Mais colère ou cynisme, les uns comme les autres, artistes, citoyens ou politiciens, nous sommes les héritiers d’une histoire culturelle qui a mis, peu à peu, la table d’un repas indigeste que notre génération est obligée d’avaler. Les curés nous ont appris à nous méfier de la création, les économistes nous ont appris à la haïr.
Ne nous trompons pas. La politique culturelle du Canada est construite sur la détestation des intellectuels et le ricanement envers la parole des artistes; détestation et ricanement sont exacerbés aujourd’hui par la politique d’un parti aux idées policières aliénées par la raison du plus fort, mais cela est l’héritage d’une politique culturelle qui remonte à bien plus longtemps et dont tous sont responsables.
Car quel parti politique fédéral a eu le courage de faire entendre à la population canadienne la nécessité de la création, le choix de la culture, l’importance de son existence comme axe existentiel? Cela s’est toujours fait en catimini. Petit à petit.

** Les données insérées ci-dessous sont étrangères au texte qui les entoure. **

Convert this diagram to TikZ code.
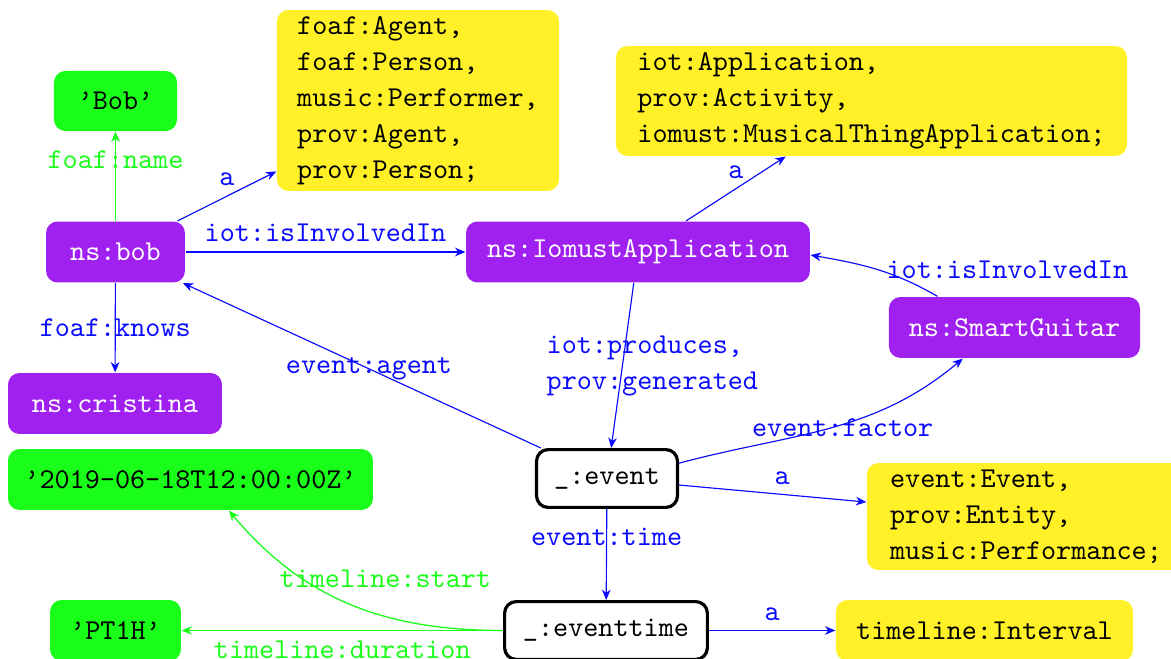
\documentclass[tikz,border=0pt]{standalone}
\usetikzlibrary{arrows.meta}
\definecolor{nodepurple}{RGB}{160,32,240}
\definecolor{nodegreen}{RGB}{25,255,25}
\definecolor{nodeyellow}{RGB}{255,240,40}
\definecolor{edgeblue}{RGB}{10,10,255}
\definecolor{edgegreen}{RGB}{25,255,25}
\begin{document}
\begin{tikzpicture}[x=0.3477pt,y=0.3477pt,
  base/.style={rounded corners=4pt, font=\ttfamily, inner sep=0pt, align=center},
  res/.style={base, fill=nodepurple, text=white},
  lit/.style={base, fill=nodegreen},
  typ/.style={base, fill=nodeyellow, align=left, font=\fontsize{10}{12.5}\selectfont\ttfamily},
  blank/.style={base, draw=black, line width=1.1pt, fill=white},
  tip/.style={-{Stealth[length=3.6pt,width=3pt,inset=1.1pt]}},
  rel/.style={draw=edgeblue, line width=0.4pt, tip},
  grel/.style={draw=edgegreen, line width=0.45pt, tip},
  lbl/.style={font=\fontsize{10}{12.5}\selectfont\ttfamily, text=edgeblue},
  glbl/.style={lbl, text=edgegreen},
]
\useasboundingbox (0,0) rectangle (1171,659);

% resources
\node[res, minimum width=48.3pt, minimum height=21.2pt] (bob) at (115.5,407) {ns:bob};
\node[res, minimum width=74.4pt, minimum height=21.2pt] (cristina) at (115,255.5) {ns:cristina};
\node[res, minimum width=119.6pt, minimum height=21.2pt] (iomust) at (638,407) {ns:IomustApplication};
\node[res, minimum width=87.3pt, minimum height=21.2pt] (sg) at (1014.5,331.5) {ns:SmartGuitar};

% literals
\node[lit, minimum width=42.8pt, minimum height=20.9pt] (bobname) at (115.5,558) {’Bob’};
\node[lit, minimum width=126.9pt, minimum height=21.2pt] (t2019) at (190.5,179.5) {’2019-06-18T12:00:00Z’};
\node[lit, minimum width=45.5pt, minimum height=21.2pt] (pt1h) at (115.5,28.5) {’PT1H’};

% types
\node[typ, minimum width=98.1pt, minimum height=62.9pt, inner ysep=1pt] (bobtypes) at (418,558.5)
  {foaf:Agent,\\foaf:Person,\\music:Performer,\\prov:Agent,\\prov:Person;};
\node[typ, minimum width=177.7pt, minimum height=38.2pt, inner ysep=1pt] (apptypes) at (871.5,558)
  {iot:Application,\\prov:Activity,\\iomust:MusicalThingApplication;};
\node[typ, minimum width=110.6pt, minimum height=37.2pt, inner ysep=1pt] (eventtypes) at (1026,142.5)
  {event:Event,\\prov:Entity,\\music:Performance;};
\node[typ, align=center, minimum width=103.3pt, minimum height=21.2pt] (interval) at (984.5,28.5) {timeline:Interval};

% blank nodes
\node[blank, minimum width=49pt, minimum height=20.1pt] (event) at (607,180.5) {\_:event};
\node[blank, minimum width=70.5pt, minimum height=20.1pt] (eventtime) at (606,28.5) {\_:eventtime};

% relations
\draw[grel] (bob) -- node[glbl, pos=0.69] {foaf:name} (bobname);
\draw[rel] (bob) -- node[lbl, above] {a} (bobtypes);
\draw[rel] (bob) -- node[lbl, above] {iot:isInvolvedIn} (iomust);
\draw[rel] (bob) -- node[lbl] {foaf:knows} (cristina);
\draw[rel] (event) -- node[lbl, pos=0.48] {event:agent} (bob);
\draw[rel] (iomust) -- node[lbl, above] {a} (apptypes);
\draw[rel] (iomust) -- node[lbl, xshift=10.4pt, align=left] {iot:produces,\\prov:generated} (event);
\draw[rel] (sg.158.5) to[out=150,in=-10] node[lbl, right] {iot:isInvolvedIn} (iomust.-1.3);
\draw[rel] (event.12) to[out=15,in=220] node[lbl, xshift=4.5pt] {event:factor} (sg.211);
\draw[rel] (event) -- node[lbl, above, pos=0.55] {a} (eventtypes);
\draw[rel] (event) -- node[lbl, pos=0.31] {event:time} (eventtime);
\draw[grel] (eventtime.west) to[out=180,in=-50] node[glbl, xshift=12.2pt, yshift=8.7pt] {timeline:start} (t2019.-39);
\draw[grel] (eventtime) -- node[glbl, below] {timeline:duration} (pt1h);
\draw[rel] (eventtime) -- node[lbl, above] {a} (interval);
\end{tikzpicture}
\end{document}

Sans le dire à haute voix pour ne pas heurter la base de la population dans ses convictions de l’inutilité des arts et de la culture, pour ne pas l’effrayer par la beauté sauvage de la création.
Alors aujourd’hui, alors que les langues se délient et que nous entendons de la part de beaucoup de nos concitoyens leur haine et leur colère envers les artistes, ne nous étonnons pas et ne leur reprochons pas cette rancune, tant nous les avons encouragés dans ce sens, tant eux-mêmes ont été éduqués dans le rejet de l’art, de la culture et de la pensée, éduquant à leur tour leurs enfants en ce sens.

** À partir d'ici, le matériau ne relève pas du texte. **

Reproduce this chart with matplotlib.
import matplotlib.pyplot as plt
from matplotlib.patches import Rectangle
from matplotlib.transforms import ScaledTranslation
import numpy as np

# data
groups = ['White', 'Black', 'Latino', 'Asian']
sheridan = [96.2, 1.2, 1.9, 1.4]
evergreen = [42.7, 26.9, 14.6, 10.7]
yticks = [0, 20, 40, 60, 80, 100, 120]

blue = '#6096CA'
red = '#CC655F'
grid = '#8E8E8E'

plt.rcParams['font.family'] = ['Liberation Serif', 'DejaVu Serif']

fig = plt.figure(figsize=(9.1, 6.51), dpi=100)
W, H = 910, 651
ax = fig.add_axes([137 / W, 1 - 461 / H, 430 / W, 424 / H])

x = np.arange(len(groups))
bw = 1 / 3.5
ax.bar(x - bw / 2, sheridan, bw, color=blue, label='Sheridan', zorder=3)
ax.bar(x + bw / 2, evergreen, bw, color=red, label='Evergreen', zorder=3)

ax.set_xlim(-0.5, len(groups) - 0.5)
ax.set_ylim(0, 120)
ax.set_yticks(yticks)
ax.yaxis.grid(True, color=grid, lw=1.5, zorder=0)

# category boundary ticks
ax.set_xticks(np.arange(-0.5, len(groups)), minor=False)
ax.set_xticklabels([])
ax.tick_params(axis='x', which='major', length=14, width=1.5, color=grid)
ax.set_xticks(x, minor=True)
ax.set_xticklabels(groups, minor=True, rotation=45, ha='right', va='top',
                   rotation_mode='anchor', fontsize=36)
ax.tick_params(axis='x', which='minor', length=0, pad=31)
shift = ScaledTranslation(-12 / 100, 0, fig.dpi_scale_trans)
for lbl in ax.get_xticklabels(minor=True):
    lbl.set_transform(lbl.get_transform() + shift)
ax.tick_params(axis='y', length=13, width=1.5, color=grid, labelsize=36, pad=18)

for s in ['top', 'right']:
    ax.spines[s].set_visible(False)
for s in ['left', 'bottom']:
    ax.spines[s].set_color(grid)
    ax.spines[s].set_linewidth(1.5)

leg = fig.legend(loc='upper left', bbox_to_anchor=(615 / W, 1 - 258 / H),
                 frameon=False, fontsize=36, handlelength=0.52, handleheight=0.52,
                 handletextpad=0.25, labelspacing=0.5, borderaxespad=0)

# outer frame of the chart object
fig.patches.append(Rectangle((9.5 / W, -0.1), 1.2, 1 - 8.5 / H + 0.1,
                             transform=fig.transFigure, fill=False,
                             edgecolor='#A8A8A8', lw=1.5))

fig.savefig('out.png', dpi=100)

Reprochons simplement et fermement au parti aujourd’hui au pouvoir de se servir si lamentablement de cette haine pour, tout en la confortant en réaffirmant les clichés les plus éculés de l’artiste gâté, s’assurer de sa réélection et du socle détestable sur lequel se construira sa future politique culturelle, qui n’arrangera en rien la tendance du passé. Aujourd’hui, notre devoir est de prendre la parole ensemble, tous ensemble, pour nous faire entendre. Non pas pour défendre des subventions, mais pour défendre ce en quoi nous croyons, non seulement pour nous mais pour tous.

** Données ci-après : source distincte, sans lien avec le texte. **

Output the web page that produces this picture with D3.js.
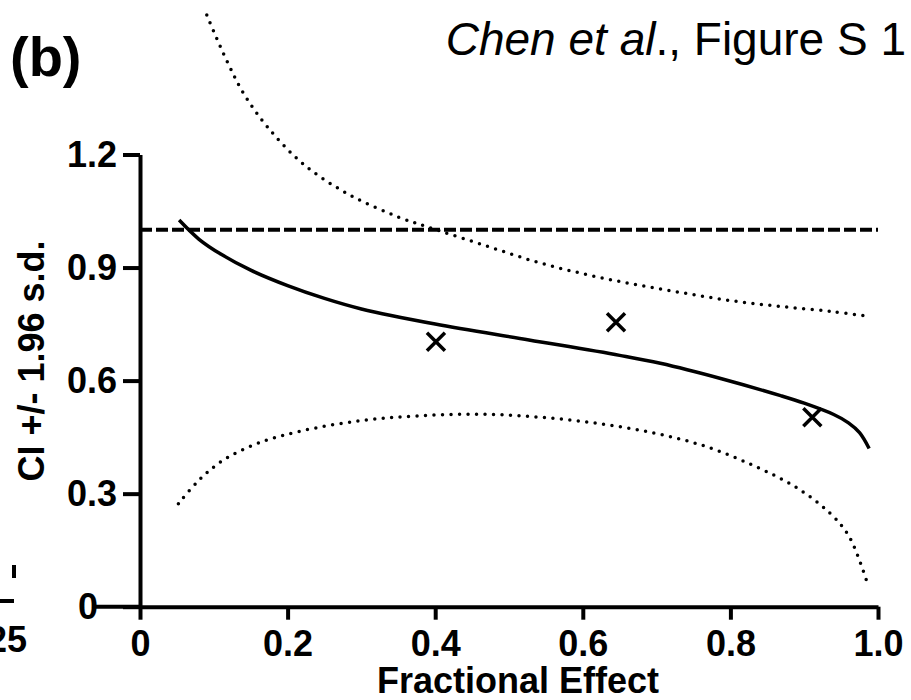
<!DOCTYPE html>
<html>
<head>
<meta charset="utf-8">
<script src="https://cdn.jsdelivr.net/npm/d3@7"></script>
<style>
  body { margin: 0; background: #fff; }
  svg { display: block; font-family: "Liberation Sans", Arial, sans-serif; }
  .axis path, .axis line { stroke: #000; stroke-width: 4; }
  .axis text { font-size: 36px; font-weight: bold; fill: #000; }
</style>
</head>
<body>
<div id="chart"></div>
<script>
// values
const fitX = [0.053, 0.08, 0.11, 0.15, 0.20, 0.25, 0.30, 0.40, 0.527, 0.65, 0.705, 0.788, 0.868, 0.90, 0.94, 0.96, 0.975, 0.988];
const fitY = [1.026, 0.975, 0.935, 0.893, 0.852, 0.818, 0.790, 0.750, 0.708, 0.667, 0.646, 0.605, 0.560, 0.540, 0.510, 0.488, 0.462, 0.420];

const upperX = [0.0905, 0.117, 0.141, 0.174, 0.221, 0.282, 0.349, 0.402, 0.470, 0.537, 0.604, 0.671, 0.738, 0.805, 0.872, 0.939, 0.989];
const upperY = [1.570, 1.451, 1.360, 1.270, 1.175, 1.095, 1.035, 1.000, 0.957, 0.915, 0.882, 0.855, 0.832, 0.811, 0.796, 0.783, 0.770];

const lowerX = [0.052, 0.080, 0.113, 0.160, 0.220, 0.300, 0.374, 0.454, 0.534, 0.614, 0.694, 0.767, 0.834, 0.888, 0.935, 0.961, 0.985];
const lowerY = [0.273, 0.336, 0.389, 0.434, 0.467, 0.494, 0.506, 0.511, 0.504, 0.488, 0.462, 0.425, 0.372, 0.318, 0.248, 0.186, 0.066];

const obsX = [0.401, 0.645, 0.911];
const obsY = [0.703, 0.755, 0.503];

const refLevel = 1.0;

const xTicks = [0, 0.2, 0.4, 0.6, 0.8, 1.0];
const xTickLabels = ["0", "0.2", "0.4", "0.6", "0.8", "1.0"];
const yTicks = [0, 0.3, 0.6, 0.9, 1.2];
const yTickLabels = ["0", "0.3", "0.6", "0.9", "1.2"];

const W = 911, H = 700;

const svg = d3.select("#chart").append("svg")
  .attr("width", W)
  .attr("height", H);

const x = d3.scaleLinear().domain([0, 1]).range([140, 878]);
const y = d3.scaleLinear().domain([0, 1.2]).range([606.7, 154.5]);

// bits of the neighbouring panel (a), cut off at the left edge
svg.append("text")
  .attr("x", 27).attr("y", 652)
  .attr("text-anchor", "end")
  .style("font-size", "36px").style("font-weight", "bold")
  .text("25");
svg.append("line").attr("x1", 0).attr("x2", 14).attr("y1", 601).attr("y2", 601)
  .attr("stroke", "#000").attr("stroke-width", 4);
svg.append("line").attr("x1", 14).attr("x2", 14).attr("y1", 565).attr("y2", 578)
  .attr("stroke", "#000").attr("stroke-width", 4);

// axes
svg.append("g")
  .attr("class", "axis")
  .attr("transform", `translate(0,${y(0)})`)
  .call(d3.axisBottom(x)
    .tickValues(xTicks)
    .tickFormat((d, i) => xTickLabels[i])
    .tickSize(13)
    .tickSizeOuter(0)
    .tickPadding(11));

// the x axis line runs on to the left through the y "0" label
svg.append("line")
  .attr("x1", 96).attr("x2", x(0))
  .attr("y1", y(0)).attr("y2", y(0))
  .attr("stroke", "#000").attr("stroke-width", 4);

const yAxis = svg.append("g")
  .attr("class", "axis")
  .attr("transform", `translate(${x(0)},0)`)
  .call(d3.axisLeft(y)
    .tickValues(yTicks)
    .tickFormat((d, i) => yTickLabels[i])
    .tickSize(17)
    .tickSizeOuter(0)
    .tickPadding(6));

yAxis.selectAll(".tick")
  .filter(d => d === 0)
  .select("text")
  .attr("x", -42);

// axis titles
svg.append("text")
  .attr("transform", `translate(44,361) rotate(-90)`)
  .attr("text-anchor", "middle")
  .style("font-size", "36px").style("font-weight", "bold")
  .text("CI +/- 1.96 s.d.");

svg.append("text")
  .attr("x", 518).attr("y", 693)
  .attr("text-anchor", "middle")
  .style("font-size", "36px").style("font-weight", "bold")
  .text("Fractional Effect");

// panel label and figure caption
svg.append("text")
  .attr("x", 10).attr("y", 76)
  .style("font-size", "56px").style("font-weight", "bold")
  .text("(b)");

const cap = svg.append("text")
  .attr("x", 906).attr("y", 55)
  .attr("text-anchor", "end")
  .style("font-size", "46px");
cap.append("tspan").style("font-style", "italic").text("Chen et al");
cap.append("tspan").text("., Figure S 1");

// reference level
svg.append("line")
  .attr("x1", x(0)).attr("x2", x(1))
  .attr("y1", y(refLevel)).attr("y2", y(refLevel))
  .attr("stroke", "#000").attr("stroke-width", 4)
  .attr("stroke-dasharray", "12,4");

const line = d3.line()
  .x(d => x(d[0]))
  .y(d => y(d[1]))
  .curve(d3.curveCatmullRom);

// confidence bounds (dotted)
[[upperX, upperY], [lowerX, lowerY]].forEach(([xs, ys]) => {
  svg.append("path")
    .datum(xs.map((v, i) => [v, ys[i]]))
    .attr("d", line)
    .attr("fill", "none")
    .attr("stroke", "#000")
    .attr("stroke-width", 3.5)
    .attr("stroke-linecap", "round")
    .attr("stroke-dasharray", "0,8.5");
});

// fitted curve
svg.append("path")
  .datum(fitX.map((v, i) => [v, fitY[i]]))
  .attr("d", line)
  .attr("fill", "none")
  .attr("stroke", "#000")
  .attr("stroke-width", 3.5);

// observed points as crosses
const s = 9;
svg.append("g").selectAll("path")
  .data(obsX.map((v, i) => [v, obsY[i]]))
  .join("path")
  .attr("d", d => {
    const cx = x(d[0]), cy = y(d[1]);
    return `M${cx - s},${cy - s}L${cx + s},${cy + s}M${cx - s},${cy + s}L${cx + s},${cy - s}`;
  })
  .attr("stroke", "#000")
  .attr("stroke-width", 3.5)
  .attr("fill", "none");
</script>
</body>
</html>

Or, il nous faut bien reconnaître que cela relève d’une grande difficulté car pour défendre le bien commun, en tant qu’artistes, ce qu’il nous faut faire entendre aujourd’hui, c’est notre différence. Notre différence dans notre manière de vouloir à tout prix être préoccupés par la beauté tout au long du jour. Il nous faut faire entendre notre poésie, notre sens de l’élégance; car nous sommes doués pour l’élégance et c’est pour cela que nous sommes détestés, nous sommes doués pour la poésie et c’est pour cela que nous sommes moqués, nous sommes doués pour la parole et c’est pour cela que nous sommes haïs.
Aujourd’hui, il faut chercher à rappeler à tout prix que notre choix d’être des artistes s’accompagne d’un choix plus profond, celui de ne pas mener la même vie que la plupart de nos concitoyens, puisque le geste de créer repose sur des principes tout à fait contraires à la vie sociale dont les valeurs actuelles font la promotion. Et en rappelant cela, en rappelant notre différence, il nous faut courir le risque réel d’être détestés, de ne pas être entendus, d’être encore plus moqués et encore plus haïs; mais ceux qui nous aimaient déjà nous en aimerons plus, ceux qui nous appuyaient déjà nous aiderons plus, et les citoyens qui ont besoin de la création trouveront une joie à nous retrouver dans notre engagement.
Soyons plus grands que ceux qui gagneront, en prouvant à notre tour qu’il existe une façon de gagner qui consiste à perdre. Manifestons non pas contre des coupures mais manifestons notre existence; manifestons-la, faisons-la entendre, sage et sauvage, en étant totalement nous-mêmes dans nos oeuvres, dans notre manière de contester, en ne parlant pas seulement de coupures mais en réfléchissant sur ce que cela signifie. Faisons voir l’insupportable, c’est-à-dire faisons voir une manière différente de vivre, en disant simplement qui nous sommes et ce que nous faisons.